Request: Omit all images, then repeat exactly the lines below from the one containing "Write a web" through the one containing "497, bottom: 330", both ends included.

Material:

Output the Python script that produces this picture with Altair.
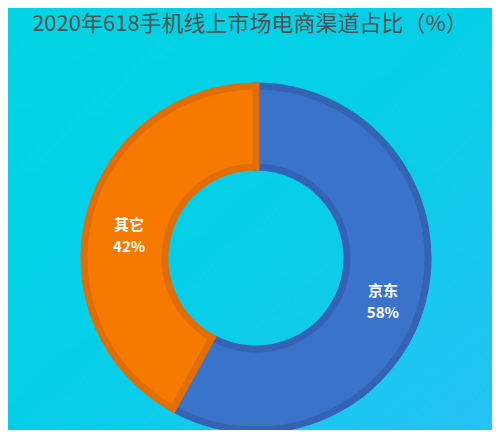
import altair as alt
import pandas as pd

categories = ["京东", "其它"]
values = [58, 42]
labels = ["京东\n58%", "其它\n42%"]
fills = ["#3a74ca", "#f77a00"]
strokes = ["#3463b6", "#e06d08"]
title_text = "2020年618手机线上市场电商渠道占比（%）"

W, H = 484, 422
CX, CY = 248, 250

df = pd.DataFrame({"cat": categories, "value": values, "label": labels, "order": [0, 1]})

bg = alt.Chart(pd.DataFrame({"a": [0]})).mark_rect(
    color=alt.Gradient(
        gradient="linear",
        stops=[alt.GradientStop(color="#00d5e2", offset=0),
               alt.GradientStop(color="#05cfe8", offset=0.5),
               alt.GradientStop(color="#26c2f5", offset=1)],
        x1=0, y1=0, x2=1, y2=1,
    )
).encode(x=alt.value(0), x2=alt.value(W), y=alt.value(0), y2=alt.value(H))

base = alt.Chart(df).encode(
    theta=alt.Theta("value:Q", stack=True),
    order=alt.Order("order:Q"),
)

arcs = base.mark_arc(outerRadius=172, innerRadius=91, strokeWidth=7).encode(
    color=alt.Color("cat:N", scale=alt.Scale(domain=categories, range=fills), legend=None),
    stroke=alt.Stroke("cat:N", scale=alt.Scale(domain=categories, range=strokes), legend=None),
    x=alt.value(CX), y=alt.value(CY),
)

text = base.mark_text(
    radius=131, color="white", fontSize=15, fontWeight="bold",
    font="Noto Sans CJK SC", lineBreak="\n", lineHeight=22, baseline="middle",
).encode(text="label:N", x=alt.value(CX), y=alt.value(CY))

title = alt.Chart(pd.DataFrame({"t": [title_text]})).mark_text(
    fontSize=22, color="#4f4f4f", font="Noto Sans CJK SC", baseline="middle", align="center",
).encode(text="t:N", x=alt.value(W / 2), y=alt.value(16))

chart = alt.layer(bg, arcs, text, title).properties(
    width=W, height=H,
    autosize=alt.AutoSizeParams(type="fit", contains="padding"),
    padding=0,
).configure_view(stroke=None).configure(background="#05cfe8")

chart.save("out.html", embed_options={"renderer": "svg", "actions": False})
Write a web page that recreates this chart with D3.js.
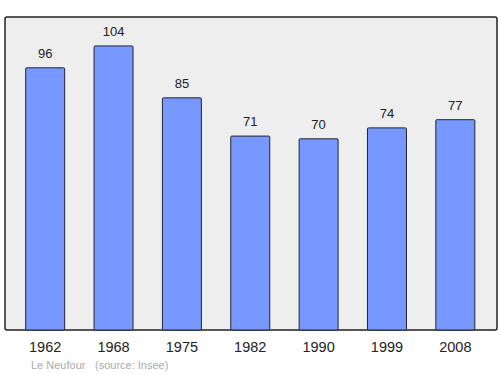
<!DOCTYPE html>
<html>
<head>
<meta charset="utf-8">
<script src="https://cdn.jsdelivr.net/npm/d3@7"></script>
<style>
  body { margin: 0; background: #fff; }
  svg { font-family: "Liberation Sans", Arial, sans-serif; }
</style>
</head>
<body>
<svg id="chart" width="500" height="374"></svg>
<script>
const years = ["1962", "1968", "1975", "1982", "1990", "1999", "2008"];
const population = [96, 104, 85, 71, 70, 74, 77];
const placeName = "Le Neufour";
const sourceText = "(source: Insee)";

const svg = d3.select("#chart");
const frame = { left: 5, top: 17, right: 497, bottom: 330 };

// plot background
svg.append("rect")
    .attr("x", frame.left)
    .attr("y", frame.top)
    .attr("width", frame.right - frame.left)
    .attr("height", frame.bottom - frame.top)
    .attr("rx", 2)
    .attr("fill", "#eeeeee")
    .attr("stroke", "#222")
    .attr("stroke-width", 1.5);

const x = d3.scaleBand()
    .domain(years)
    .range([11, 489.5])
    .paddingInner(0.43)
    .paddingOuter(0.215);

const y = d3.scaleLinear()
    .domain([0, 114.6])
    .range([frame.bottom, frame.top]);

const data = years.map((yr, i) => ({ year: yr, value: population[i] }));

svg.append("g").selectAll("rect")
    .data(data)
    .join("rect")
    .attr("x", d => x(d.year))
    .attr("y", d => y(d.value))
    .attr("width", x.bandwidth())
    .attr("height", d => y(0) - y(d.value))
    .attr("rx", 1)
    .attr("fill", "#7799ff")
    .attr("stroke", "#223")
    .attr("stroke-width", 1);

// value labels
svg.append("g").selectAll("text")
    .data(data)
    .join("text")
    .attr("x", d => x(d.year) + x.bandwidth() / 2)
    .attr("y", d => y(d.value) - 10)
    .attr("text-anchor", "middle")
    .attr("font-size", "13px")
    .attr("fill", "#222")
    .text(d => d.value);

// year axis labels
svg.append("g").selectAll("text")
    .data(years)
    .join("text")
    .attr("x", d => x(d) + x.bandwidth() / 2)
    .attr("y", 352)
    .attr("text-anchor", "middle")
    .attr("font-size", "14.5px")
    .attr("fill", "#222")
    .text(d => d);

// footer
svg.append("text")
    .attr("x", 31)
    .attr("y", 369)
    .attr("font-size", "11px")
    .attr("fill", "#aaa")
    .text(placeName);

svg.append("text")
    .attr("x", 95)
    .attr("y", 369)
    .attr("font-size", "11px")
    .attr("fill", "#aaa")
    .text(sourceText);
</script>
</body>
</html>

Finished task:
Write a web page that recreates this chart with D3.js.
<!DOCTYPE html>
<html>
<head>
<meta charset="utf-8">
<script src="https://cdn.jsdelivr.net/npm/d3@7"></script>
<style>
  body { margin: 0; background: #fff; }
  svg { font-family: "Liberation Sans", Arial, sans-serif; }
</style>
</head>
<body>
<svg id="chart" width="500" height="374"></svg>
<script>
const years = ["1962", "1968", "1975", "1982", "1990", "1999", "2008"];
const population = [96, 104, 85, 71, 70, 74, 77];
const placeName = "Le Neufour";
const sourceText = "(source: Insee)";

const svg = d3.select("#chart");
const frame = { left: 5, top: 17, right: 497, bottom: 330 };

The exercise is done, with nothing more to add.